>> start Collected material

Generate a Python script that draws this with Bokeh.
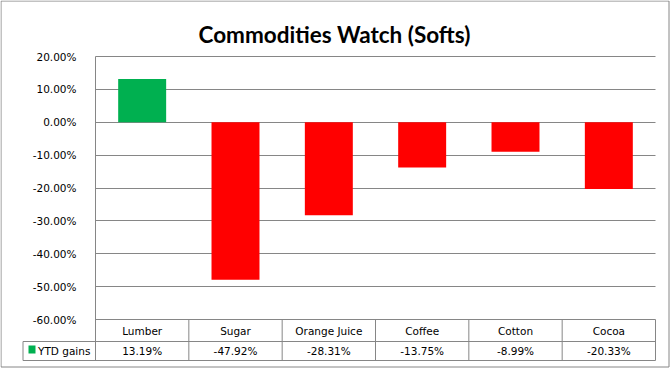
from bokeh.plotting import figure
from bokeh.models import (ColumnDataSource, NumeralTickFormatter, FixedTicker, Range1d,
                          Label, Grid)
from bokeh.embed import file_html
from bokeh.resources import INLINE
from bokeh.core.properties import value

# ---- data ----
categories = ["Lumber", "Sugar", "Orange Juice", "Coffee", "Cotton", "Cocoa"]
ytd_gains = [13.19, -47.92, -28.31, -13.75, -8.99, -20.33]   # percent
y_ticks = [20, 10, 0, -10, -20, -30, -40, -50, -60]          # percent
series_name = "YTD gains"
title_text = "Commodities Watch (Softs)"

GREEN = "#00B050"
RED = "#FF0000"
GRID = "#868686"
FONT = "DejaVu Sans"
FS = "10.5px"

# ---- geometry (pixels) ----
W, H = 670, 368
n = len(categories)
AX_X, PLOT_R = 95, 655               # plot area left/right (px)
UNIT_X = (PLOT_R - AX_X) / n         # px per category
TOP_PX, TOP_VAL = 56, max(y_ticks) / 100
BOT_PX, BOT_VAL = 319, min(y_ticks) / 100
UNIT_Y = (BOT_PX - TOP_PX) / (TOP_VAL - BOT_VAL)


def xpx(px):
    return (px - AX_X) / UNIT_X


def ypx(py):
    return TOP_VAL - (py - TOP_PX) / UNIT_Y


xs = [i + 0.5 for i in range(n)]
ys = [v / 100 for v in ytd_gains]
colors = [GREEN if v >= 0 else RED for v in ytd_gains]
src = ColumnDataSource(dict(x=xs, top=ys, color=colors, cat=categories,
                            lab=[f"{v:.2f}%" for v in ytd_gains]))

p = figure(width=W, height=H, output_backend="svg", toolbar_location=None,
           x_range=Range1d(xpx(0), xpx(W)), y_range=Range1d(ypx(H), ypx(0)),
           min_border=0, min_border_left=0, min_border_right=0,
           min_border_top=0, min_border_bottom=0, x_axis_location=None,
           title=None)
p.outline_line_color = None
p.background_fill_color = "white"
p.border_fill_color = "white"

# y axis (drawn at the left edge of the category area)
ticker = FixedTicker(ticks=[t / 100 for t in y_ticks])
yax = p.yaxis[0]
yax.fixed_location = 0
yax.bounds = (ypx(360), TOP_VAL)
yax.ticker = ticker
yax.formatter = NumeralTickFormatter(format="0.00%")
yax.axis_line_color = GRID
yax.major_tick_line_color = None
yax.minor_tick_line_color = None
yax.major_label_text_font = FONT
yax.major_label_text_font_size = FS
yax.major_label_text_color = "black"
yax.major_label_standoff = 13

p.xgrid.grid_line_color = None
if "cross_bounds" in Grid.properties():
    p.ygrid.ticker = ticker
    p.ygrid.grid_line_color = GRID
    p.ygrid.cross_bounds = (0, n)
else:
    p.ygrid.grid_line_color = None
    tv = [t / 100 for t in y_ticks]
    p.segment(x0=[0] * len(tv), x1=[n] * len(tv), y0=tv, y1=tv,
              line_color=GRID, line_width=1)

# bars
p.vbar(x="x", top="top", bottom=0, width=0.514, fill_color="color",
       line_color=None, source=src)

# title
p.add_layout(Label(x=xpx(W / 2 - 1), y=ypx(34), text=title_text,
                   text_font="Lato", text_font_size="22.5px",
                   text_font_style="bold", text_color="black",
                   text_align="center", text_baseline="alphabetic"))

# data table
r1_top, r1_bot, r2_bot = ypx(319), ypx(341), ypx(360)
left_cell = xpx(22.5)
p.segment(x0=[left_cell, left_cell], x1=[n, n], y0=[r1_bot, r2_bot],
          y1=[r1_bot, r2_bot], line_color=GRID, line_width=1)
p.segment(x0=list(range(1, n + 1)) + [left_cell],
          x1=list(range(1, n + 1)) + [left_cell],
          y0=[r1_top] * n + [r1_bot], y1=[r2_bot] * (n + 1),
          line_color=GRID, line_width=1)
p.text(x="x", y=(r1_top + r1_bot) / 2, text="cat", source=src,
       text_align="center", text_baseline="middle", text_font=value(FONT),
       text_font_size=FS, text_color="black")
p.text(x="x", y=(r1_bot + r2_bot) / 2, text="lab", source=src,
       text_align="center", text_baseline="middle", text_font=value(FONT),
       text_font_size=FS, text_color="black")

# legend key cell
p.quad(left=[xpx(28)], right=[xpx(35)], top=[ypx(345)], bottom=[ypx(353)],
       fill_color=GREEN, line_color=None)
p.add_layout(Label(x=xpx(37.5), y=(r1_bot + r2_bot) / 2, text=series_name,
                   text_font=FONT, text_font_size=FS, text_color="black",
                   text_baseline="middle", text_align="left"))

# outer border
p.quad(left=[xpx(0.5)], right=[xpx(668.5)], top=[ypx(0.5)], bottom=[ypx(366.5)],
       fill_color=None, line_color=GRID, line_width=1)

open("out.html", "w").write(file_html(p, INLINE))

>> end Collected material

» **Directions**
Write out the listing above again, exactly, but with no pictures in the copy.

» **Answer to the problem**
Generate a Python script that draws this with Bokeh.
from bokeh.plotting import figure
from bokeh.models import (ColumnDataSource, NumeralTickFormatter, FixedTicker, Range1d,
                          Label, Grid)
from bokeh.embed import file_html
from bokeh.resources import INLINE
from bokeh.core.properties import value

# ---- data ----
categories = ["Lumber", "Sugar", "Orange Juice", "Coffee", "Cotton", "Cocoa"]
ytd_gains = [13.19, -47.92, -28.31, -13.75, -8.99, -20.33]   # percent
y_ticks = [20, 10, 0, -10, -20, -30, -40, -50, -60]          # percent
series_name = "YTD gains"
title_text = "Commodities Watch (Softs)"

GREEN = "#00B050"
RED = "#FF0000"
GRID = "#868686"
FONT = "DejaVu Sans"
FS = "10.5px"

# ---- geometry (pixels) ----
W, H = 670, 368
n = len(categories)
AX_X, PLOT_R = 95, 655               # plot area left/right (px)
UNIT_X = (PLOT_R - AX_X) / n         # px per category
TOP_PX, TOP_VAL = 56, max(y_ticks) / 100
BOT_PX, BOT_VAL = 319, min(y_ticks) / 100
UNIT_Y = (BOT_PX - TOP_PX) / (TOP_VAL - BOT_VAL)


def xpx(px):
    return (px - AX_X) / UNIT_X


def ypx(py):
    return TOP_VAL - (py - TOP_PX) / UNIT_Y


xs = [i + 0.5 for i in range(n)]
ys = [v / 100 for v in ytd_gains]
colors = [GREEN if v >= 0 else RED for v in ytd_gains]
src = ColumnDataSource(dict(x=xs, top=ys, color=colors, cat=categories,
                            lab=[f"{v:.2f}%" for v in ytd_gains]))

p = figure(width=W, height=H, output_backend="svg", toolbar_location=None,
           x_range=Range1d(xpx(0), xpx(W)), y_range=Range1d(ypx(H), ypx(0)),
           min_border=0, min_border_left=0, min_border_right=0,
           min_border_top=0, min_border_bottom=0, x_axis_location=None,
           title=None)
p.outline_line_color = None
p.background_fill_color = "white"
p.border_fill_color = "white"

# y axis (drawn at the left edge of the category area)
ticker = FixedTicker(ticks=[t / 100 for t in y_ticks])
yax = p.yaxis[0]
yax.fixed_location = 0
yax.bounds = (ypx(360), TOP_VAL)
yax.ticker = ticker
yax.formatter = NumeralTickFormatter(format="0.00%")
yax.axis_line_color = GRID
yax.major_tick_line_color = None
yax.minor_tick_line_color = None
yax.major_label_text_font = FONT
yax.major_label_text_font_size = FS
yax.major_label_text_color = "black"
yax.major_label_standoff = 13

p.xgrid.grid_line_color = None
if "cross_bounds" in Grid.properties():
    p.ygrid.ticker = ticker
    p.ygrid.grid_line_color = GRID
    p.ygrid.cross_bounds = (0, n)
else:
    p.ygrid.grid_line_color = None
    tv = [t / 100 for t in y_ticks]
    p.segment(x0=[0] * len(tv), x1=[n] * len(tv), y0=tv, y1=tv,
              line_color=GRID, line_width=1)

# bars
p.vbar(x="x", top="top", bottom=0, width=0.514, fill_color="color",
       line_color=None, source=src)

# title
p.add_layout(Label(x=xpx(W / 2 - 1), y=ypx(34), text=title_text,
                   text_font="Lato", text_font_size="22.5px",
                   text_font_style="bold", text_color="black",
                   text_align="center", text_baseline="alphabetic"))

# data table
r1_top, r1_bot, r2_bot = ypx(319), ypx(341), ypx(360)
left_cell = xpx(22.5)
p.segment(x0=[left_cell, left_cell], x1=[n, n], y0=[r1_bot, r2_bot],
          y1=[r1_bot, r2_bot], line_color=GRID, line_width=1)
p.segment(x0=list(range(1, n + 1)) + [left_cell],
          x1=list(range(1, n + 1)) + [left_cell],
          y0=[r1_top] * n + [r1_bot], y1=[r2_bot] * (n + 1),
          line_color=GRID, line_width=1)
p.text(x="x", y=(r1_top + r1_bot) / 2, text="cat", source=src,
       text_align="center", text_baseline="middle", text_font=value(FONT),
       text_font_size=FS, text_color="black")
p.text(x="x", y=(r1_bot + r2_bot) / 2, text="lab", source=src,
       text_align="center", text_baseline="middle", text_font=value(FONT),
       text_font_size=FS, text_color="black")

# legend key cell
p.quad(left=[xpx(28)], right=[xpx(35)], top=[ypx(345)], bottom=[ypx(353)],
       fill_color=GREEN, line_color=None)
p.add_layout(Label(x=xpx(37.5), y=(r1_bot + r2_bot) / 2, text=series_name,
                   text_font=FONT, text_font_size=FS, text_color="black",
                   text_baseline="middle", text_align="left"))

# outer border
p.quad(left=[xpx(0.5)], right=[xpx(668.5)], top=[ypx(0.5)], bottom=[ypx(366.5)],
       fill_color=None, line_color=GRID, line_width=1)

open("out.html", "w").write(file_html(p, INLINE))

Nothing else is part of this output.